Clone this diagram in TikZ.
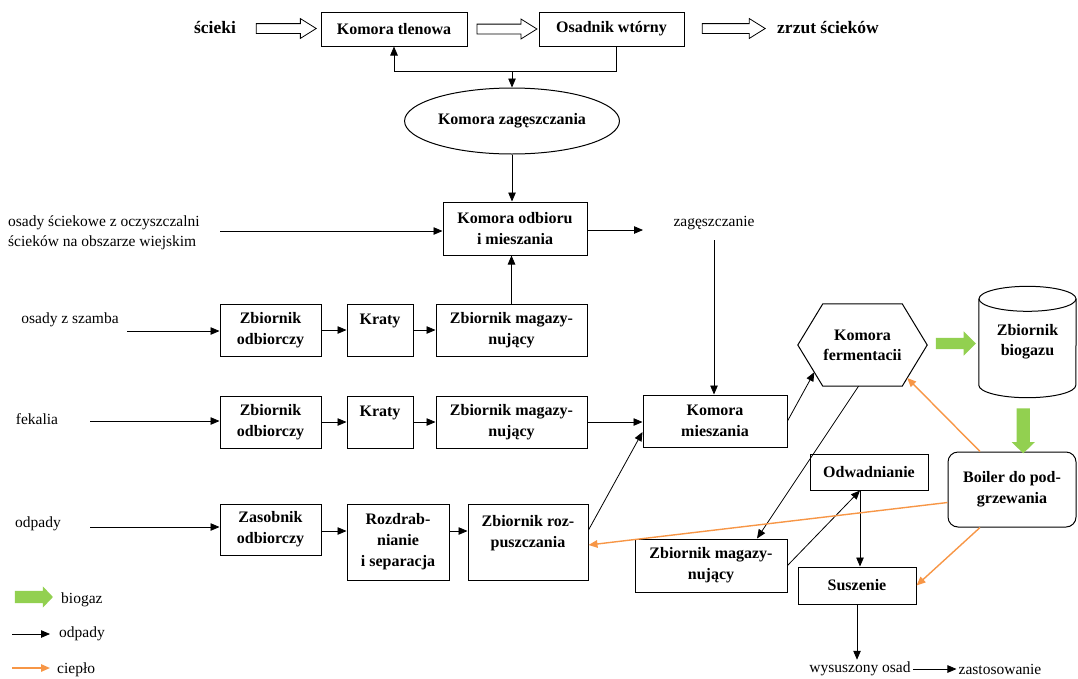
\documentclass[tikz,border=0pt]{standalone}
\usepackage{fontspec}
\setmainfont{Liberation Serif}
\usetikzlibrary{arrows.meta,calc,shapes.geometric,shapes.arrows}
\definecolor{bgreen}{HTML}{92D050}
\definecolor{heat}{HTML}{F79646}
\begin{document}
\begin{tikzpicture}[x=1pt,y=-1pt,
  every node/.style={font=\fontsize{15.5}{20}\selectfont, inner sep=2pt},
  box/.style={draw, line width=1pt, align=center, font=\bfseries\fontsize{16}{21}\selectfont, inner sep=0pt},
  bigtxt/.style={font=\bfseries\fontsize{17.5}{21}\selectfont},
  arr/.style={line width=0.8pt, -{Triangle[length=9pt,width=7.5pt]}},
  harr/.style={draw=heat, line width=1.4pt, -{Triangle[length=9pt,width=7.5pt]}, color=heat},
  hollow/.style={single arrow, draw, line width=0.8pt, minimum height=60pt, inner sep=4.5pt,
     single arrow head extend=5pt, single arrow tip angle=64, fill=white},
  garrow/.style={single arrow, fill=bgreen, draw=none},
]
\useasboundingbox (0,0) rectangle (1078,678);

% ---- top row
\node[bigtxt] (scieki) at (215,28) {ścieki};
\node[box, minimum width=146pt, minimum height=34pt] (tlen) at (394,29) {Komora tlenowa};
\node[box, minimum width=145pt, minimum height=34pt] (osad) at (611.5,29) {Osadnik wtórny};
\node[bigtxt] (zrzut) at (828,28) {zrzut ścieków};
\node[hollow] (ha1) at ($(scieki.east)!0.5!(tlen.west)+(3,0)$) {};
\node[hollow] (ha2) at ($(tlen.east)!0.5!(osad.west)$) {};
\node[hollow, minimum height=63pt] (ha3) at ($(osad.east)!0.5!(zrzut.west)$) {};

% ---- thickening
\node[draw, ellipse, line width=1pt, minimum width=212pt, minimum height=66pt,
      font=\bfseries\fontsize{16}{21}\selectfont] (zag) at (512,121) {Komora zagęszczania};
\coordinate (fb) at (0,71);
\coordinate (os) at ([xshift=5pt]osad.south);
\draw[arr] (os) -- (os |- fb) -| (tlen.south);
\draw[arr] (zag.north |- fb) -- (zag.north);

\node[box, minimum width=144pt, minimum height=53pt] (odb) at (515,228.5) {Komora odbioru\\i mieszania};
\draw[arr] (zag.south) -- (zag.south |- odb.north);

\node[align=left, anchor=west] (src1) at (6,233) {osady ściekowe z oczyszczalni\\ścieków na obszarze wiejskim};
\coordinate (c1) at (220,231);
\draw[arr] (c1) -- (c1 -| odb.west);

\node (zagtxt) at (714,223) {zagęszczanie};
\coordinate (c5) at (643,230);
\draw[arr] (odb.east |- c5) -- (c5);

% ---- row 1
\node (szamba) at (70,320) {osady z szamba};
\node[box, minimum width=101pt, minimum height=52pt] (r1a) at (270.5,330) {Zbiornik\\odbiorczy};
\node[box, minimum width=66pt, minimum height=52pt] (r1b) at (380,330) {Kraty\\\mbox{}};
\node[box, minimum width=151pt, minimum height=52pt] (r1c) at (511.5,330) {Zbiornik magazy-\\nujący};
\coordinate (c2) at (127,331);
\draw[arr] (c2) -- (c2 -| r1a.west);
\draw[arr] (r1a) -- (r1b);
\draw[arr] (r1b) -- (r1c);
\draw[arr] (r1c.north) -- (r1c.north |- odb.south);

% ---- row 2
\node (fek) at (37,419) {fekalia};
\node[box, minimum width=101pt, minimum height=52pt] (r2a) at (270.5,422) {Zbiornik\\odbiorczy};
\node[box, minimum width=66pt, minimum height=52pt] (r2b) at (380,422) {Kraty\\\mbox{}};
\node[box, minimum width=151pt, minimum height=52pt] (r2c) at (511.5,422) {Zbiornik magazy-\\nujący};
\node[box, minimum width=144pt, minimum height=52pt] (mies) at (715,421) {Komora\\mieszania};
\coordinate (c3) at (90,421);
\draw[arr] (c3) -- (c3 -| r2a.west);
\draw[arr] (r2a) -- (r2b);
\draw[arr] (r2b) -- (r2c);
\draw[arr] (r2c.east) -- (r2c.east -| mies.west);
\coordinate (zt) at ([yshift=-8pt]zagtxt.south);
\draw[arr] (zt) -- (zt |- mies.north);

% ---- row 3
\node (odp) at (38,524) {odpady};
\node[box, minimum width=101pt, minimum height=51pt] (r3a) at (270.5,529.5) {Zasobnik\\odbiorczy};
\node[box, minimum width=102pt, minimum height=76pt] (r3b) at (398,542) {Rozdrab-\\nianie\\i separacja};
\node[box, minimum width=120pt, minimum height=76pt] (r3c) at (528,542) {Zbiornik roz-\\puszczania\\\mbox{}};
\coordinate (c4) at (90,527);
\draw[arr] (c4) -- (c4 -| r3a.west);
\coordinate (c6) at (0,531);
\draw[arr] (r3a.east |- c6) -- (r3b.west |- c6);
\draw[arr] (r3b.east |- c6) -- (r3c.west |- c6);
\draw[arr] ([yshift=12pt]r3c.east) -- ([yshift=-11pt]mies.west);

% ---- fermentation
\node[minimum width=129pt, minimum height=82pt, inner sep=0pt, align=center,
      font=\bfseries\fontsize{16}{20}\selectfont] (ferm) at (862.5,345) {Komora\\fermentacii};
\coordinate (hw) at (ferm.west);
\coordinate (he) at (ferm.east);
\coordinate (hnw) at ($(ferm.north west)+(25,0)$);
\coordinate (hne) at ($(ferm.north east)+(-25,0)$);
\coordinate (hsw) at ($(ferm.south west)+(25,0)$);
\coordinate (hse) at ($(ferm.south east)+(-25,0)$);
\draw[line width=1pt] (hw) -- (hnw) -- (hne) -- (he) -- (hse) -- (hsw) -- cycle;
\draw[arr] (mies.east) -- ($(hw)!0.66!(hsw)$);

% ---- biogas tank
\node[minimum width=97pt, minimum height=111pt, inner sep=0pt, align=center,
      font=\bfseries\fontsize{16}{20}\selectfont] (bio) at (1027.5,342) {Zbiornik\\biogazu};
\draw[line width=1pt] ($(bio.north)+(0,12.5)$) ellipse [x radius=48.5pt, y radius=12.5pt];
\draw[line width=1pt] ($(bio.north west)+(0,12.5)$) -- ($(bio.south west)+(0,-12.5)$)
   arc[start angle=180, end angle=360, x radius=48.5pt, y radius=12.5pt]
   -- ($(bio.north east)+(0,12.5)$);

% ---- boiler
\node[box, rounded corners=10pt, minimum width=128pt, minimum height=75pt] (boil) at (1012,489.5) {Boiler do pod-\\grzewania};

\node[garrow, minimum height=40pt, inner sep=5.5pt, single arrow head extend=6.5pt, single arrow tip angle=90]
   (g1) at ($(ferm.east)!0.5!(bio.west)$) {};
\node[garrow, rotate=-90, minimum height=45pt, inner sep=6.5pt, single arrow head extend=5pt, single arrow tip angle=92]
   (g2) at ($(bio.south)!0.5!(boil.north)+(3.5,3)$) {};

% ---- lower right
\node[box, minimum width=118pt, minimum height=36pt] (odw) at (869,472) {Odwadnianie};
\node[box, minimum width=152pt, minimum height=53pt] (mag) at (711,565.5) {Zbiornik magazy-\\nujący};
\node[box, minimum width=118pt, minimum height=37pt] (susz) at (857,585.5) {Suszenie};
\draw[arr] ($(hsw)!0.45!(hse)$) -- ([xshift=46pt]mag.north);
\coordinate (od) at ([xshift=-9pt]odw.south);
\draw[arr] (mag.east) -- (od);
\draw[arr] (od) -- (od |- susz.north);
\node (wys) at (860,669) {wysuszony osad};
\node (zast) at (1000,669) {zastosowanie};
\draw[arr] (susz.south) -- (susz.south |- wys.north);
\draw[arr] (wys.east) -- (zast.west);

% ---- heat
\draw[harr] ([xshift=-32pt]boil.north) -- ($(he)!0.8!(hse)$);
\draw[harr] ([yshift=-13pt]boil.west) -- ([yshift=-3pt]r3c.east);
\draw[harr] ([xshift=-32pt]boil.south) -- (susz.east);

% ---- legend
\node[garrow, minimum height=38pt, inner sep=6pt, single arrow head extend=4.5pt, single arrow tip angle=93]
   (lg) at (31,597) {};
\node[anchor=west] (lgt) at (59,600) {biogaz};
\coordinate (l1a) at (12,634);
\coordinate (l1b) at (50,634);
\draw[arr] (l1a) -- (l1b);
\node[anchor=west] (lot) at (57,634) {odpady};
\coordinate (l2a) at (12,668);
\coordinate (l2b) at (50,668);
\draw[harr] (l2a) -- (l2b);
\node[anchor=west] (lct) at (55,670) {ciepło};
\end{tikzpicture}
\end{document}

→ **Stated goal**: From the opening line of the listing above through the line bearing "(zag.south |- odb.north);", repeat each line exactly. Drop every picture.

→ **Expected answer**:
Clone this diagram in TikZ.
\documentclass[tikz,border=0pt]{standalone}
\usepackage{fontspec}
\setmainfont{Liberation Serif}
\usetikzlibrary{arrows.meta,calc,shapes.geometric,shapes.arrows}
\definecolor{bgreen}{HTML}{92D050}
\definecolor{heat}{HTML}{F79646}
\begin{document}
\begin{tikzpicture}[x=1pt,y=-1pt,
  every node/.style={font=\fontsize{15.5}{20}\selectfont, inner sep=2pt},
  box/.style={draw, line width=1pt, align=center, font=\bfseries\fontsize{16}{21}\selectfont, inner sep=0pt},
  bigtxt/.style={font=\bfseries\fontsize{17.5}{21}\selectfont},
  arr/.style={line width=0.8pt, -{Triangle[length=9pt,width=7.5pt]}},
  harr/.style={draw=heat, line width=1.4pt, -{Triangle[length=9pt,width=7.5pt]}, color=heat},
  hollow/.style={single arrow, draw, line width=0.8pt, minimum height=60pt, inner sep=4.5pt,
     single arrow head extend=5pt, single arrow tip angle=64, fill=white},
  garrow/.style={single arrow, fill=bgreen, draw=none},
]
\useasboundingbox (0,0) rectangle (1078,678);

% ---- top row
\node[bigtxt] (scieki) at (215,28) {ścieki};
\node[box, minimum width=146pt, minimum height=34pt] (tlen) at (394,29) {Komora tlenowa};
\node[box, minimum width=145pt, minimum height=34pt] (osad) at (611.5,29) {Osadnik wtórny};
\node[bigtxt] (zrzut) at (828,28) {zrzut ścieków};
\node[hollow] (ha1) at ($(scieki.east)!0.5!(tlen.west)+(3,0)$) {};
\node[hollow] (ha2) at ($(tlen.east)!0.5!(osad.west)$) {};
\node[hollow, minimum height=63pt] (ha3) at ($(osad.east)!0.5!(zrzut.west)$) {};

% ---- thickening
\node[draw, ellipse, line width=1pt, minimum width=212pt, minimum height=66pt,
      font=\bfseries\fontsize{16}{21}\selectfont] (zag) at (512,121) {Komora zagęszczania};
\coordinate (fb) at (0,71);
\coordinate (os) at ([xshift=5pt]osad.south);
\draw[arr] (os) -- (os |- fb) -| (tlen.south);
\draw[arr] (zag.north |- fb) -- (zag.north);

\node[box, minimum width=144pt, minimum height=53pt] (odb) at (515,228.5) {Komora odbioru\\i mieszania};
\draw[arr] (zag.south) -- (zag.south |- odb.north);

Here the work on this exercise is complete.